I cosiddetti foreign fighters europei sono “circa 5 mila”. “Sono espatriati, ricevono addestramento militare, combattono e talvolta perdono la vita in Siria, ma anche in Afghanistan, Yemen, Mali, Somalia e altri paesi”. Lo racconta il vice direttore di Europol Eugenio Orlandi, alla commissione Schengen del Parlamento italiano, dove ha spiegato che l’agenzia di polizia europea “si è mossa nell’aprile 2014, attivando un gruppo di lavoro sui foreign faighters perché ci interessa seguire i loro spostamenti, vedere dove vanno e quando tornano”.
Orlandi ha precisato che “Europol non ha poteri coercitivi”, ma si limita a eseguire “un brokeraggio di informazioni”. In sostanza, raccoglie e analizza dati che poi mette a disposizione degli stati membri. Ad esempio, ha proseguito il vicedirettore, “il contributo più importante che Europol ha dato alla Francia – in occasione dei fatti di Charlie Hebdo – è stato trovare 62 transazioni finanziarie con il sistema swift, su richiesta della Francia nella giornata stessa dell’attentato, che sono state fondamentali per costruire una rete delle persone coinvolte”.
Un ruolo, quello di Europol, che sebbene non direttamente operativo può risultare fondamentale. Ecco perché Orlandi non comprende la “ritrosia da parte delle unità di antiterrorismo, che molto spesso non dialogano molto con la polizia per fornire dati”. Questo perché “molti paesi confidavano nella loro capacità di fare intelligence da soli, soprattutto la Francia e l’Inghilterra”. Un atteggiamento destinato probabilmente a cambiare, vista anche la quantità e la pericolosità dei Foreign fighters.

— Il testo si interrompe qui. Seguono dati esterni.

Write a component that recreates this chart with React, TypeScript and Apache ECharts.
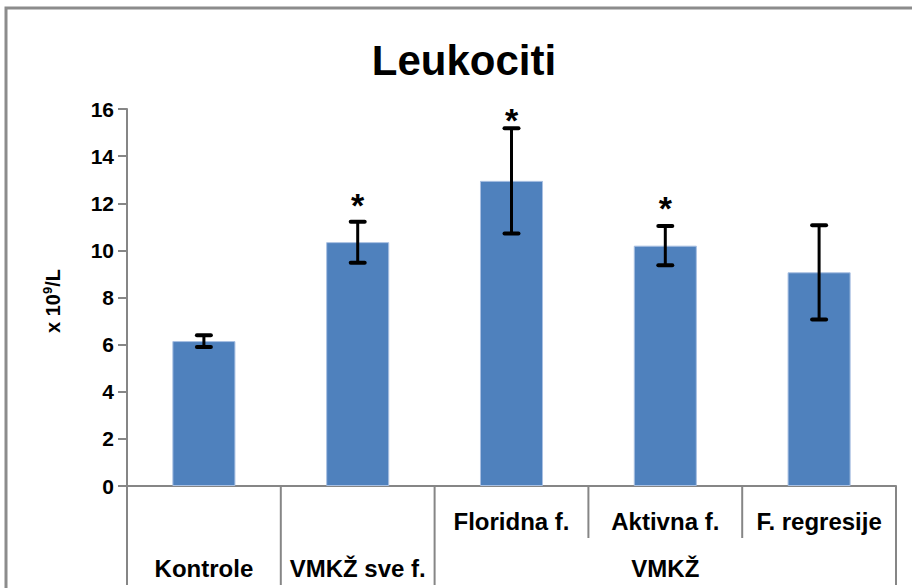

Sulla base del rapporto sul terrorismo preparato annualmente da Europol, il vicedirettore ha indicato che storicamente ci sono “circa 500 attentati all’anno in Europa”, aggiungendo che se “in passato erano gruppi separatisti” i principali responsabili, adesso è “il terrorismo con motivazioni religiose” a crescere. Inoltre, per Orlandi, “se c’era un posto in Europa dove si aspettava che succedesse qualche cosa era la Francia”, visto che dei 500 attentati annui, “nel 2013 ben 225 sono avvenuti” proprio in quel Paese.

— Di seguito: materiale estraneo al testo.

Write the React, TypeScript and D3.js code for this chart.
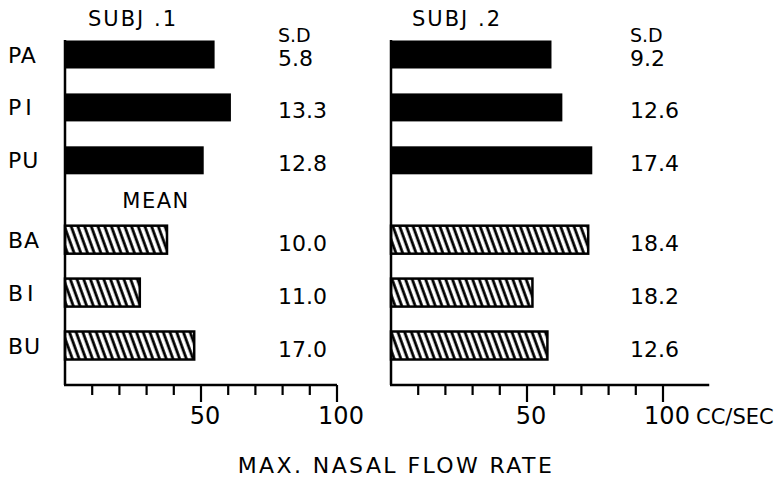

Orlandi ha poi sottolineato la differenza sostanziale tra Europol e il sistema informativo Schengen, descrivendo il secondo come “uno scudo per proteggere da chi viene” nell’area Schengen, e “non un sistema per tracciare le persone che sono all’interno”. Parlando della compagna di Amedi Coulibaly, l’attentatore del supermercato ebraico di Parigi, Orlandi ha evidenziato che “la guardia di frontiera spagnola che nell’aeroporto di Madrid ha visto quella persona in partenza, non aveva nessun motivo per fermarla”. Questo perché i dati raccolti dal sistema Schengen non vengono usati per individuare reti di relazioni, cosa che accadrebbe “se quei dati venissero forniti a Europol”.

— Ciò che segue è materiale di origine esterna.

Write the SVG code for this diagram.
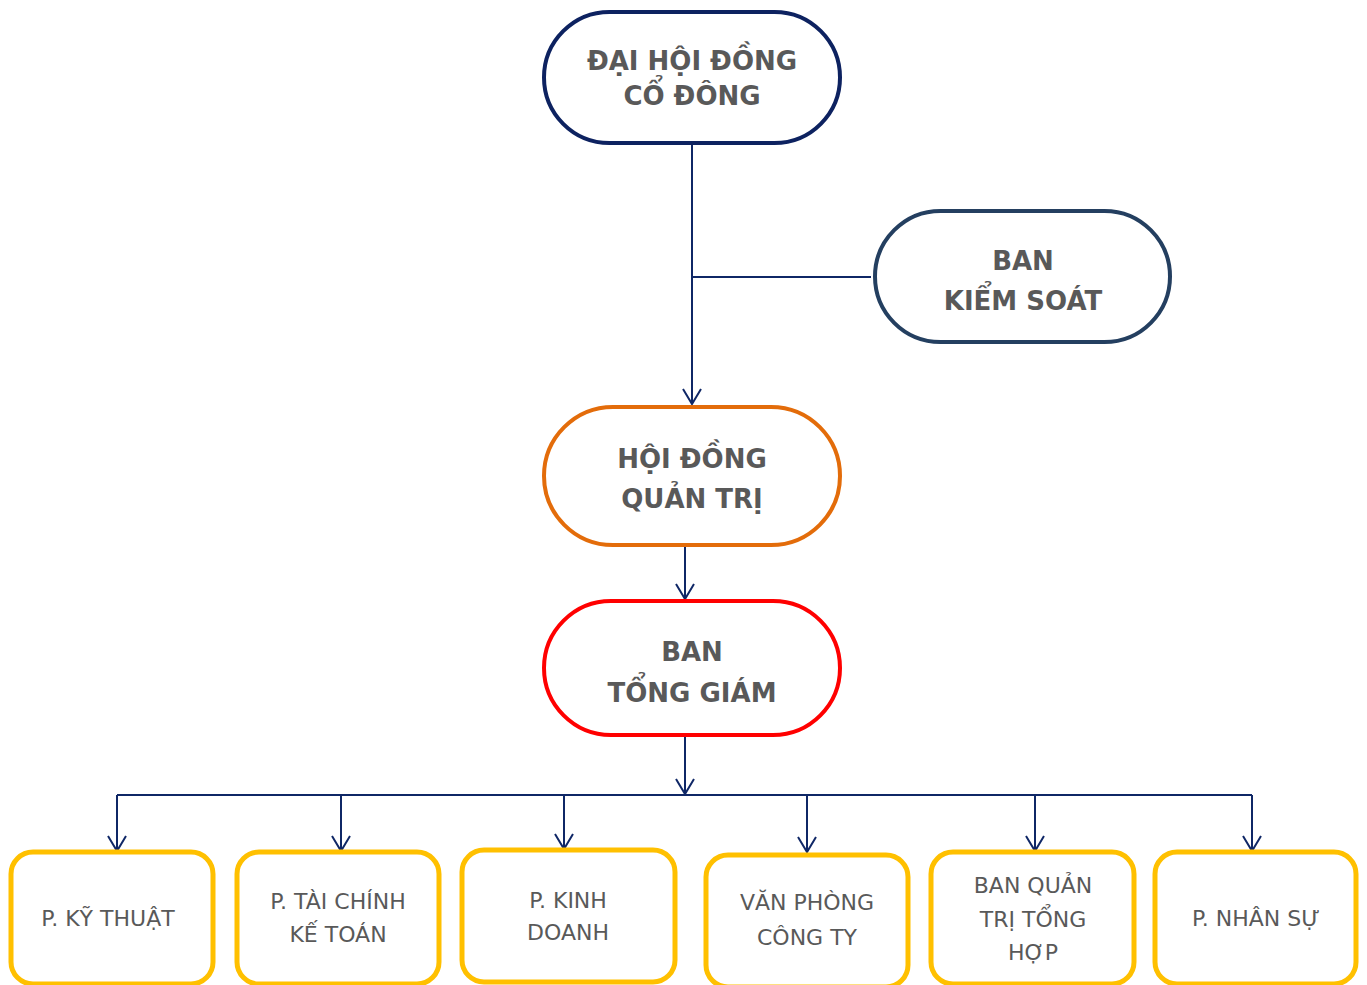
<svg xmlns="http://www.w3.org/2000/svg" width="1367" height="985" viewBox="0 0 1367 985">
<defs>
<marker id="arr" markerUnits="userSpaceOnUse" markerWidth="20" markerHeight="22" viewBox="-17 -11 20 22" refX="0" refY="0" orient="auto">
<path d="M-15,-9 L0,0 L-15,9" fill="none" stroke="#0F2766" stroke-width="2"/>
</marker>
<style>
.ln{fill:none;stroke:#0F2766;stroke-width:2}
.big{font-family:"DejaVu Sans","Verdana",sans-serif;font-weight:bold;font-size:26px;fill:#595959;text-anchor:middle}
.sm{font-family:"DejaVu Sans","Verdana",sans-serif;font-size:22px;fill:#595959;text-anchor:middle}
.box{fill:#fff;stroke:#FFC000;stroke-width:5}
</style>
</defs>
<rect width="1367" height="985" fill="#fff"/>
<g id="connectors">
<path class="ln" d="M692,143 V404" marker-end="url(#arr)"/>
<path class="ln" d="M692,277 H871"/>
<path class="ln" d="M685,545 V599" marker-end="url(#arr)"/>
<path class="ln" d="M685,735 V794" marker-end="url(#arr)"/>
<path class="ln" d="M117,795 H1252"/>
<path class="ln" d="M117,795 V851" marker-end="url(#arr)"/>
<path class="ln" d="M341,795 V851" marker-end="url(#arr)"/>
<path class="ln" d="M564,795 V849" marker-end="url(#arr)"/>
<path class="ln" d="M807,795 V852" marker-end="url(#arr)"/>
<path class="ln" d="M1035,795 V851" marker-end="url(#arr)"/>
<path class="ln" d="M1252,795 V851" marker-end="url(#arr)"/>
</g>
<g id="dhcd">
<rect x="544" y="12" width="296" height="131" rx="65.5" fill="#fff" stroke="#0D2260" stroke-width="4"/>
<text class="big" x="692" y="70">ĐẠI HỘI ĐỒNG</text>
<text class="big" x="692" y="105">CỔ ĐÔNG</text>
</g>
<g id="bks">
<rect x="875" y="211" width="295" height="131" rx="65.5" fill="#fff" stroke="#243F60" stroke-width="4"/>
<text class="big" x="1023" y="270">BAN</text>
<text class="big" x="1023" y="310">KIỂM SOÁT</text>
</g>
<g id="hdqt">
<rect x="544" y="407" width="296" height="138" rx="69" fill="#fff" stroke="#E36C0A" stroke-width="4"/>
<text class="big" x="692" y="468">HỘI ĐỒNG</text>
<text class="big" x="692" y="508">QUẢN TRỊ</text>
</g>
<g id="btg">
<rect x="544" y="601" width="296" height="134" rx="67" fill="#fff" stroke="#FF0000" stroke-width="4"/>
<text class="big" x="692" y="661">BAN</text>
<text class="big" x="692" y="702">TỔNG GIÁM</text>
</g>
<g id="pkt">
<rect class="box" x="11" y="852" width="202" height="132" rx="22"/>
<text class="sm" x="108" y="926">P. KỸ THUẬT</text>
</g>
<g id="ptckt">
<rect class="box" x="237" y="852" width="202" height="132" rx="22"/>
<text class="sm" x="338" y="909">P. TÀI CHÍNH</text>
<text class="sm" x="338" y="942">KẾ TOÁN</text>
</g>
<g id="pkd">
<rect class="box" x="462" y="850" width="213" height="132" rx="22"/>
<text class="sm" x="568" y="908">P. KINH</text>
<text class="sm" x="568" y="940">DOANH</text>
</g>
<g id="vpct">
<rect class="box" x="706" y="855" width="202" height="132" rx="22"/>
<text class="sm" x="807" y="910">VĂN PHÒNG</text>
<text class="sm" x="807" y="945">CÔNG TY</text>
</g>
<g id="bqtth">
<rect class="box" x="931" y="852" width="203" height="132" rx="22"/>
<text class="sm" x="1033" y="893">BAN QUẢN</text>
<text class="sm" x="1033" y="927">TRỊ TỔNG</text>
<text class="sm" x="1033" y="960">HỢP</text>
</g>
<g id="pns">
<rect class="box" x="1155" y="852" width="201" height="132" rx="22"/>
<text class="sm" x="1256" y="926">P. NHÂN SỰ</text>
</g>
</svg>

Sempre a proposito di dati, il vice direttore ha lamentato il fatto che “mantenerli per 3 anni è una durata minima” perché, ha aggiunto, “spesso le cellule terroristiche possono restare dormienti per più di 3 anni”. Dunque il vice direttore auspica un cambiamento, ammettendo che “con miglioramenti legislativi si possono risolvere” diverse criticità. Starà alle istituzioni europee e agli stati membri trovare le giuste risposte, mantenendo un equilibrio tra le libertà e il diritto alla sicurezza.